Australia travelled to face Palestine insisting that their focus would be on football, on securing two wins from two at the start of their long journey through World Cup qualifying ahead of a shift in focus to next January’s Asian Cup. And thanks to Harry Souttar’s first-half header in Kuwait, the lone goal in a 1-0 win, they delivered on that intention, even if their performance beyond the head of their defensive behemoth left something to be desired.
Indeed, especially in an attacking sense, this was probably the least convincing performance from the Socceroos since their 4-1 defeat against France in the opening game of last year’s World Cup; one doubtful to have met the increased standards that coach Graham Arnold has said the players have imposed upon themselves following the elevation of their game that has happened since.
Far from sitting back and defending against their more-esteemed opponents, Palestine’s pressing and hustle to win the ball back for much of the 90 seemed to unsettle the Australians, who weren’t clean in possession and largely struggled to fashion openings.

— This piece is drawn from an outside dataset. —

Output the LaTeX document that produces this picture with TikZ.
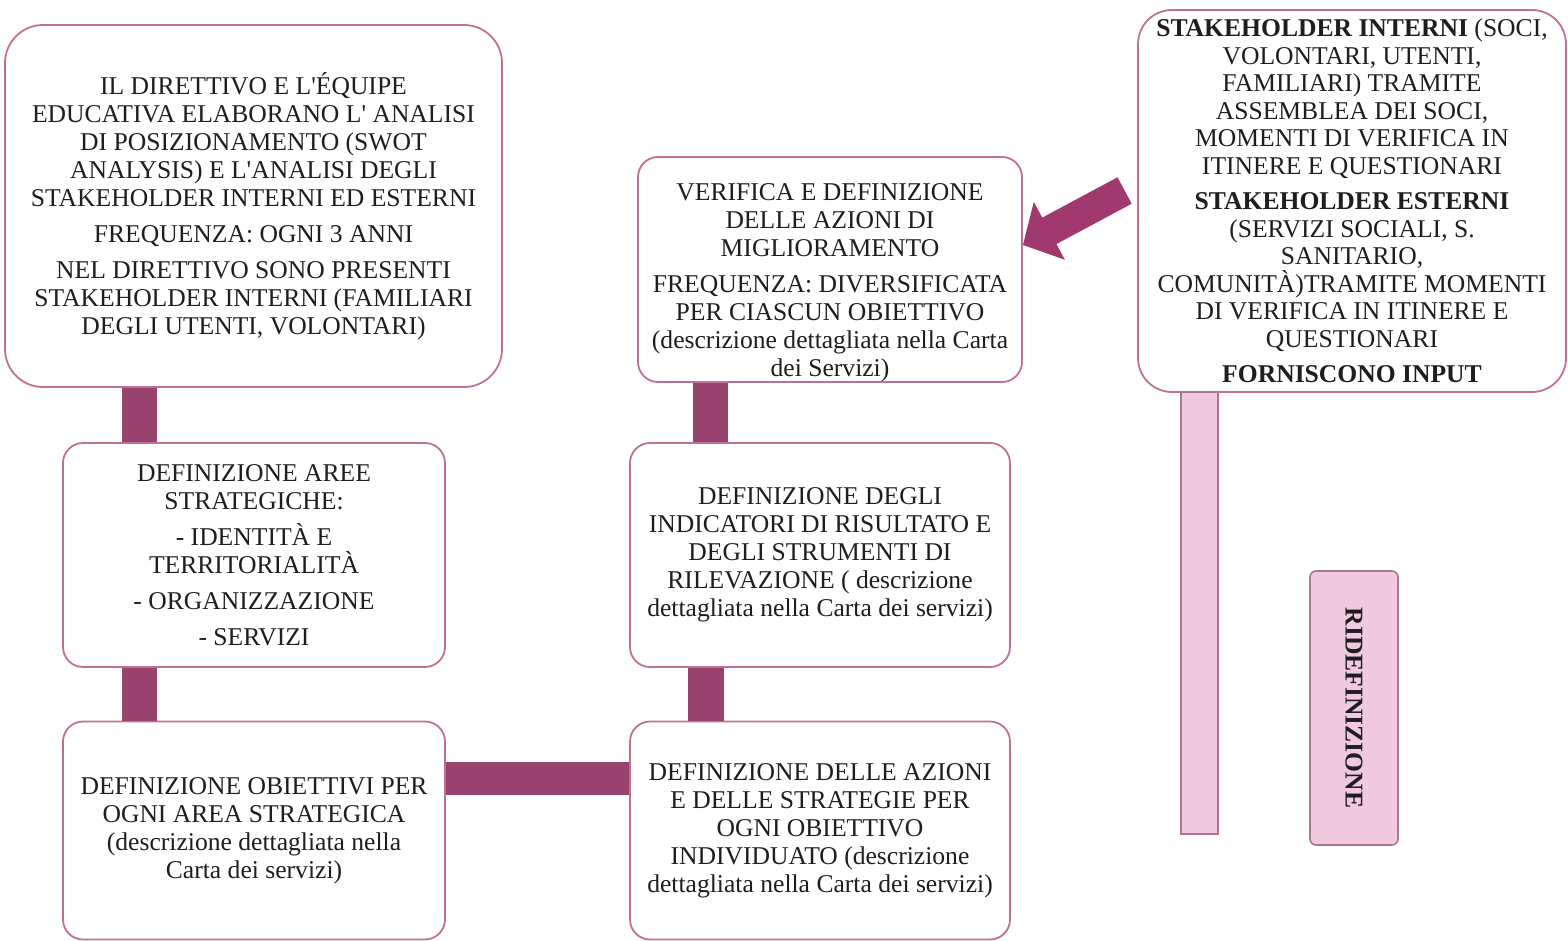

But in Asian qualifying, especially on these long trips to the Middle East, difficult enough even without the disrupted build-up of Tuesday’s game, the refrain is that points can never be taken for granted. Palestine was always going to present a stiffer test than the Bangladeshi side Australia dispatched 7-0 last week – something made apparent when the Socceroos were forced to spend more time defending across the opening five minutes than they were across the entirety of that clash in Melbourne.
Tamer Seyam looked to catch Mat Ryan napping in the fifth minute of play when he tried to curl a free kick inside the near post, and Mahmoud Abu Warda’s subsequent attempt to lob in from long-range went just over the bar.
But in fielding a player the size and quality of Souttar – who clarified to journalists last week that, yes, he is over 200cm tall, no matter what Google says – Australia has an asset that is a constant danger. When Craig Goodwin swung in a corner in the 18th minute, Mohammed Saleh didn’t do that bad a job of trying to defend Souttar, but the Leicester City defender was just too big and strong.
It took a legitimately top-draw save from Ryan in first-half stoppage time to maintain the advantage, denying Seyam from almost directly in front after a ball was swung in from the right was cushioned into his path by Ataa Jaber.
Forced to stage this nominal home game in Kuwait rather than the initially planned West Bank due to the Israel-Hames war, it was clearly an emotional performance from the Palestinians, especially the energetic start. Reminders of the broader context were obvious, with a crowd of expats in the stands, players wearing keffiyeh around their necks during the anthem and both teams lining up for a minute’s silence before the game as screens around the Jaber Al-Ahmad International Stadium bore the message “in solidarity with Palestine”.
Against this backdrop, it would take until the 64th minute for the Socceroos to fashion something one would regard as a quality chance from open play. Brandon Borrello, brought on as a substitute just two minutes prior, combined with Mitch Duke before sending in a shot that forced Rami Hamadeh into a scrambling save. From the resulting corner, Jordy Bos, also introduced moments prior, smashed a header off the crossbar.
While their backline was stout and they probably deserved the win in the end, the Australians could also count themselves somewhat fortunate that for all the endeavour of Palestine, they are a side that has consistently struggled to put the ball in the back of the net: now up to three games without a goal and with just one scored across six fixtures since June.